This blog is for everyone who uses words.

The ordinary-sized words are for everyone, but the big ones are especially for children.



Monday, 26 September 2016

Spot the Frippet: pythoness.




Painting by Bronzino from An Allegory With Venus and Cupid

Pythons, the snakes that squeeze the life out of their dinners, we know. 

Pythonesque, which describes something zany, absurd, and hilarious, we also know.

But pythoness?

The first pythonesses lived in Ancient Greece, where they gave out baffling advice and predictions ('the smell has come to my nose of a hard shelled tortoise boiling and bubbling with a lamb's flesh in a bronze pot' for instance) but nowadays a pythoness is any female soothsayer or prophet. 

They're often mothers.

Don't you go out without a coat, you'll catch your death of cold.

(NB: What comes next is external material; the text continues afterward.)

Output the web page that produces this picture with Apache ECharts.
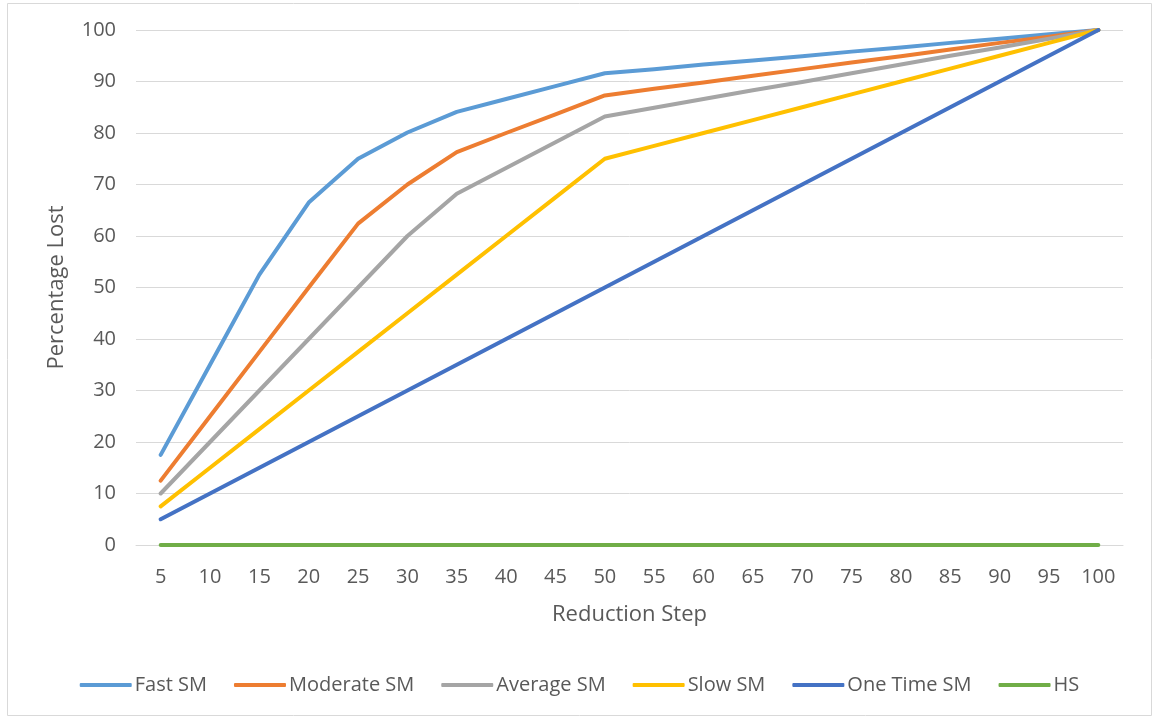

Eat your greens up or you won't grow up to be a big strong boy.

You'll miss the bus!

But of course pythonesses can be found wherever there are ladies who speak.

That'll put hair on your chest.

She'll leave him and break his heart.

Brexit means Brexit and we are going to make a success of it.

My own prediction is that you'll spot one before you've finished reading this post.

Spot the Frippet: pythoness. This word arrived in English in the 1300s as phitinesse, from the Greek Python, which was a dragon killed by Apollo at Delphi. The snakes are called after the dragon, and Pythonesque is called after Monty Python's Flying Circus, a strange and hilarious BBC television programme first broadcast in 1969.